BEAR ESSENTIALS: Group Project Guide


Caitlin Glasscock / Cluster Staff

group project 2

Caitlin Glasscock / Cluster Staff
Caitlin Glasscock / Cluster Staff

By now you have probably completed more than your fair share of group projects and assignments. These projects can either be wonderful collaborations allowing each member of the group to gain new insights, or they can be harbingers of doom. In order to prepare you for such encounters, here is a brief survival guide to help identify the wild creatures you may encounter in your group project adventure.

The Lazy One (discipulus piger)

There are some students who are not lacking intelligence but demonstrate a severe lack of motivation. In the group project experience, this student tends to be present for every group meeting but acts as an observer rather than as an active participant. These group members are troubling because they do not put as much effort into the task at hand as their partners do. When dealing with these individuals, it is probably best to find what their personal interests are to connect them to the project. By relating something that does drive the student, you will find that he or she will be more apt to participate and put their knowledge to good use.

The Facebooker (discipulus distentus)

Much like the lazy student, this apathetic pupil will not be of much use to the group. However, these students most likely do not have the basic knowledge needed to assist the group, as they have been distracted by their phones or social media during class. If they are always busy surfing the web with the professor around, they will probably “double-task” even more in a group setting. These students are a little more difficult to work around if they are not knowledgeable on the course materials. Try instituting a “no electronic devices” policy to start with and require that everyone bring ideas to your group’s discussions. Also, make it clear that everyone, including “Facebooker,” has a grade at stake, and a failing project does no one any good.

The Overachiever (discipulus vafer)

This group member has the opposite problem of the previous two. This student typically has a firm grasp on the material and is an active participant. However, this student also wishes to control the group – doing the majority of the work and shutting others’ opinions out. This student means well and wants to achieve the best possible grade, but group assignments are meant to teach everyone in the group, which is impossible when one person takes on the whole project alone. It is best to assign tasks for each student as soon as possible so the “Overachiever” has a limit on what he or she can work on. The “Overachiever” can be identified by his or her suggestion of over the top ideas (like using Latin in a newspaper article).

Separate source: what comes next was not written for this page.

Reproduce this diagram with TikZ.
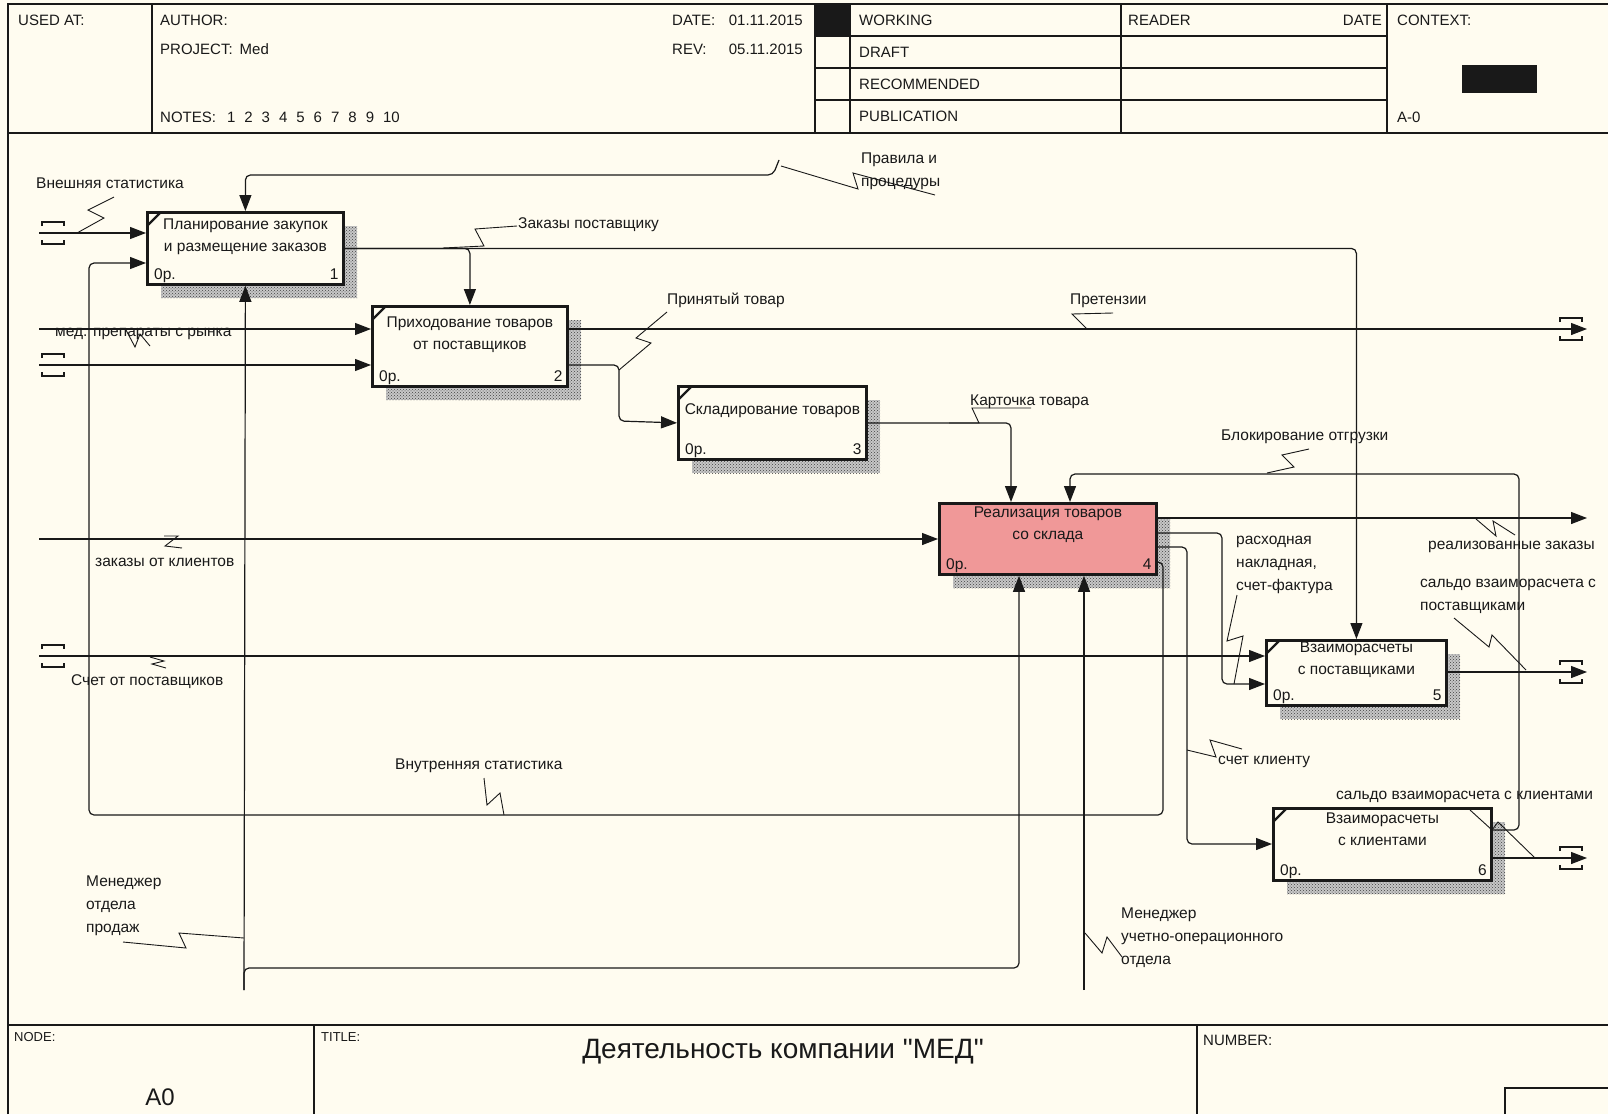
\documentclass[tikz,border=0pt]{standalone}
\usepackage{fontspec}
\setmainfont{Liberation Sans}
\newfontfamily\titlefont{Liberation Sans}[Ligatures=TeXOff]
\usetikzlibrary{arrows.meta, calc, patterns}

\definecolor{sheet}{RGB}{255,252,240}
\definecolor{blockpink}{RGB}{240,152,152}
\definecolor{ink}{RGB}{25,25,25}

% one IDEF0 block: style, name, x, y, width, height, text, number, text offset
\newcommand{\funcblock}[9]{%
  \fill[blockshade] (#3+15,#4+15) rectangle ++(#5,#6);
  \fill[blockdots] (#3+15,#4+15) rectangle ++(#5,#6);
  \node[funcbox, #1, minimum width=#5pt, minimum height=#6pt] (#2) at (#3,#4) {};
  \node[boxtext] (#2-txt) at ($(#2.north)+(0,#9)$) {#7};
  \node[boxnum, anchor=base west] (#2-op) at ($(#2.south west)+(8,-6)$) {0р.};
  \node[boxnum, anchor=base east] (#2-num) at ($(#2.south east)+(-6,-6)$) {#8};
}

\begin{document}
\begin{tikzpicture}[x=1pt, y=-1pt, line join=miter,
    frame/.style={ink, line width=1.4pt},
    funcbox/.style={draw=ink, line width=2.8pt, fill=sheet, anchor=north west, inner sep=0pt},
    blockshade/.style={fill=black!22},
    blockdots/.style={pattern=crosshatch dots, pattern color=black!75},
    blocktick/.style={ink, line width=2.4pt},
    boxtext/.style={font=\fontsize{15.5}{22}\selectfont, inner sep=0pt, align=center, anchor=north, text=ink},
    boxnum/.style={font=\fontsize{15.5}{18}\selectfont, inner sep=0pt, text=ink},
    arr/.style={ink, line width=1.2pt, rounded corners=5pt, -{Triangle[length=16pt,width=12pt]}},
    squig/.style={ink, line width=0.9pt},
    tunnel/.style={ink, line width=1.3pt},
    lbl/.style={font=\fontsize{15.5}{23}\selectfont, inner sep=0pt, anchor=west, align=left, text=ink},
    hdr/.style={font=\fontsize{15}{18}\selectfont, inner sep=0pt, anchor=west, text=ink}]

    \useasboundingbox (0,0) rectangle (1608,1114);
    \fill[sheet] (0,0) rectangle (1608,1114);

    % Frame and header
    \draw[frame] (8,1114) -- (8,4) -- (1608,4);
    \draw[frame] (8,133) -- (1608,133);
    \draw[frame] (152,4) -- (152,133);
    \draw[frame] (815,4) -- (815,133);
    \draw[frame] (850,4) -- (850,133);
    \draw[frame] (1121,4) -- (1121,133);
    \draw[frame] (1387,4) -- (1387,133);
    \foreach \yy in {36,68,100}
        \draw[frame] (815,\yy) -- (1387,\yy);
    \fill[ink] (815,4) rectangle (850,36);
    \fill[ink] (1462,65) rectangle (1537,93);

    \node[hdr] (usedat) at (18,20) {USED AT:};
    \node[hdr] (author) at (160,20) {AUTHOR:};
    \node[hdr] (project) at (160,49) {PROJECT:\hspace{7pt}Med};
    \node[hdr] (notes) at (160,117) {NOTES:\hspace{11pt}1\hspace{9pt}2\hspace{9pt}3\hspace{9pt}4\hspace{9pt}5\hspace{9pt}6\hspace{9pt}7\hspace{9pt}8\hspace{9pt}9\hspace{9pt}10};
    \node[hdr] (datelbl) at (672,20) {DATE:};
    \node[hdr, anchor=east] (dateval) at (803,20) {01.11.2015};
    \node[hdr] (revlbl) at (672,49) {REV:};
    \node[hdr, anchor=east] (revval) at (803,49) {05.11.2015};
    \node[hdr] (working) at (859,20) {WORKING};
    \node[hdr] (draft) at (859,52) {DRAFT};
    \node[hdr] (recom) at (859,84) {RECOMMENDED};
    \node[hdr] (public) at (859,116) {PUBLICATION};
    \node[hdr] (reader) at (1128,20) {READER};
    \node[hdr, anchor=east] (rdate) at (1382,20) {DATE};
    \node[hdr] (context) at (1397,20) {CONTEXT:};
    \node[hdr] (ctxnode) at (1397,117) {A-0};

    % Footer
    \draw[frame] (8,1025) -- (1608,1025);
    \draw[frame] (314,1025) -- (314,1114);
    \draw[frame] (1197,1025) -- (1197,1114);
    \draw[frame] (1608,1088) -- (1505,1088) -- (1505,1114);
    \node[hdr, font=\fontsize{13}{15}\selectfont] (nodelbl) at (14,1037) {NODE:};
    \node[hdr, anchor=center, font=\fontsize{24}{28}\selectfont] (nodeval) at (160,1097) {A0};
    \node[hdr, font=\fontsize{13}{15}\selectfont] (titlelbl) at (321,1037) {TITLE:};
    \node[hdr, anchor=center, font=\titlefont\fontsize{28}{32}\selectfont] (titleval) at (783,1052) {Деятельность компании "МЕД"};
    \node[hdr] (numberlbl) at (1203,1040) {NUMBER:};

    % Blocks
    \funcblock{}{b1}{146}{211}{196}{72}{Планирование закупок\\и размещение заказов}{1}{8}
    \funcblock{}{b2}{371}{305}{195}{80}{Приходование товаров\\от поставщиков}{2}{12}
    \funcblock{}{b3}{677}{385}{188}{73}{Складирование товаров}{3}{18}
    \funcblock{fill=blockpink}{b4}{938}{502}{217}{71}{Реализация товаров\\со склада}{4}{5}
    \funcblock{}{b5}{1265}{639}{180}{65}{Взаиморасчеты\\с поставщиками}{5}{3}
    \funcblock{}{b6}{1272}{807}{218}{72}{Взаиморасчеты\\с клиентами}{6}{6}
    \foreach \b in {b1,b2,b3,b5,b6}
        \draw[blocktick] ($(\b.north west)+(2,14)$) -- ($(\b.north west)+(14,2)$);

    % Free ends
    \coordinate (in1) at (39,233);
    \coordinate (in2) at (39,329);
    \coordinate (in3) at (39,365);
    \coordinate (in4) at (39,539);
    \coordinate (in5) at (39,656);
    \coordinate (out1) at (1587,329);
    \coordinate (out2) at (1587,518);
    \coordinate (out3) at (1587,672);
    \coordinate (out4) at (1587,858);
    \coordinate (ctl1) at (779,160);
    \coordinate (mech1) at (244,990);
    \coordinate (mech2) at (1084,990);

    % Tunnels
    \foreach \t in {in1,in3,in5} {
        \draw[tunnel] ($(\t)+(3,-7)$) -- ++(0,-4) -- ++(22,0) -- ++(0,4);
        \draw[tunnel] ($(\t)+(3,7)$) -- ++(0,4) -- ++(22,0) -- ++(0,-4);
    }
    \foreach \t in {out1,out3,out4} {
        \draw[tunnel] ($(\t)+(-27,-7)$) -- ++(0,-4) -- ++(22,0) -- ++(0,4);
        \draw[tunnel] ($(\t)+(-27,7)$) -- ++(0,4) -- ++(22,0) -- ++(0,-4);
    }

    % Arrows
    \draw[arr] (in1) -- (in1 -| b1.west);
    \draw[arr] (ctl1) -- (773,175) -| (b1.north);
    \draw[arr] (b1.east) -| (b5.north);
    \draw[arr] (b1.east) -| (b2.north);
    \draw[arr] (in2) -- (in2 -| b2.west);
    \draw[arr] (in3) -- (in3 -| b2.west);
    \draw[arr] (b2.east |- in2) -- (out1);
    \draw[arr] (b2.east |- in3) -| (619,421) -- (b3.west);
    \draw[arr] (b3.east) -| ($(b4.north west)+(73,0)$);
    \draw[arr] ($(b6.north east)+(0,23)$) -| (1519,474) -| ($(b4.north west)+(132,0)$);
    \draw[arr] (in4) -- (in4 -| b4.west);
    \draw[arr] (out2 -| b4.east) -- (out2);
    \draw[arr] ($(b4.north east)+(0,31)$) -| (1222,684) -- ($(b5.north west)+(0,45)$);
    \draw[arr] (in5) -- (in5 -| b5.west);
    \draw[arr] ($(b4.north east)+(0,45)$) -| (1187,844) -- ($(b6.north west)+(0,37)$);
    \draw[arr] ($(b4.north east)+(0,60)$) -| (1163,815) -| (89,263) -- ($(b1.north west)+(0,52)$);
    \draw[arr] (out3 -| b5.east) -- (out3);
    \draw[arr] (out4 -| b6.east) -- (out4);
    \draw[arr] (mech1) -- (b1.south);
    \draw[arr] (mech1) |- (1019,968) -- ($(b4.south west)+(81,0)$);
    \draw[arr] (mech2) -- ($(b4.south west)+(146,0)$);

    % Labels
    \node[lbl] (lExt) at (36,183) {Внешняя статистика};
    \node[lbl] (lRules) at (861,171) {Правила и\\процедуры};
    \node[lbl] (lOrders) at (518,225) {Заказы поставщику};
    \node[lbl] (lMed) at (55,334) {мед. препараты с рынка};
    \node[lbl] (lAccepted) at (667,300) {Принятый товар};
    \node[lbl] (lClaims) at (1070,301) {Претензии};
    \node[lbl] (lCard) at (970,402) {Карточка товара};
    \node[lbl] (lBlock) at (1221,437) {Блокирование отгрузки};
    \node[lbl] (lClientOrd) at (95,562) {заказы от клиентов};
    \node[lbl] (lInvoice) at (1236,565) {расходная\\накладная,\\счет-фактура};
    \node[lbl] (lSold) at (1428,547) {реализованные заказы};
    \node[lbl] (lSupBal) at (1420,596) {сальдо взаиморасчета с\\поставщиками};
    \node[lbl] (lSupBill) at (71,682) {Счет от поставщиков};
    \node[lbl] (lCliBill) at (1218,762) {счет клиенту};
    \node[lbl] (lIntern) at (395,766) {Внутренняя статистика};
    \node[lbl] (lCliBal) at (1336,797) {сальдо взаиморасчета с клиентами};
    \node[lbl] (lMgrSales) at (86,906) {Менеджер\\отдела\\продаж};
    \node[lbl] (lMgrAcc) at (1121,938) {Менеджер\\учетно-операционного\\отдела};

    % Squiggles
    \draw[squig] (77,233) -- (104,218) -- (88,210) -- (114,197);
    \draw[squig] (781,166) -- (858,189) -- (853,173) -- (935,195);
    \draw[squig] (443,248) -- (484,246) -- (475,229) -- (517,226);
    \draw[squig] (126,330) -- (135,347) -- (140,334) -- (150,346);
    \draw[squig] (619,370) -- (651,343) -- (636,338) -- (667,312);
    \draw[squig] (1058,329) -- (1087,329) -- (1072,314) -- (1113,313);
    \draw[squig] (949,423) -- (979,423) -- (972,408) -- (1031,408);
    \draw[squig] (1267,473) -- (1294,467) -- (1282,455) -- (1309,449);
    \draw[squig] (164,536) -- (178,536) -- (165,546) -- (182,548);
    \draw[squig] (1476,519) -- (1496,536) -- (1493,521) -- (1515,535);
    \draw[squig] (1237,595) -- (1227,641) -- (1243,636) -- (1234,684);
    \draw[squig] (1454,618) -- (1489,647) -- (1492,635) -- (1526,670);
    \draw[squig] (150,657) -- (164,661) -- (152,664) -- (166,668);
    \draw[squig] (1187,750) -- (1216,757) -- (1210,740) -- (1242,749);
    \draw[squig] (484,778) -- (487,805) -- (500,793) -- (504,815);
    \draw[squig] (1470,810) -- (1492,830) -- (1498,822) -- (1535,858);
    \draw[squig] (123,942) -- (186,948) -- (179,933) -- (244,938);
    \draw[squig] (1085,933) -- (1102,953) -- (1107,937) -- (1122,957);
\end{tikzpicture}
\end{document}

The Fighter (discipulus discordans)

The “Fighter” is a difficult one to control because he or she can be unpredictable. This student does not want to be in a group and only has one goal: creating chaos. These rambunctious students will disagree with what everyone suggests just for the sake of disagreeing. They are not playing “devil’s advocate” as they may claim, but just want to be a nuisance. These types of students can cause great harm to groups. Whereas the “Lazy One” and “Facebooker” are apathetic and do nothing to help the group, they do not actively seek to harm the group either. It is best to ask anyone who appears to be contrarian to keep their negative thoughts to themselves unless it can better the group or the project. This will better allow you to know what their actual thoughts on the project are and incorporate them as need be.

If you have any luck, your group members will all be intelligent, reasonable, hardworking, understanding and, most importantly, sane. However, if you find yourself working in a group consisting of Lazy Ones, Facebookers, Overachievers or Fighters, hopefully you have found enough helpful tips in this guide to get you through the challenging experience.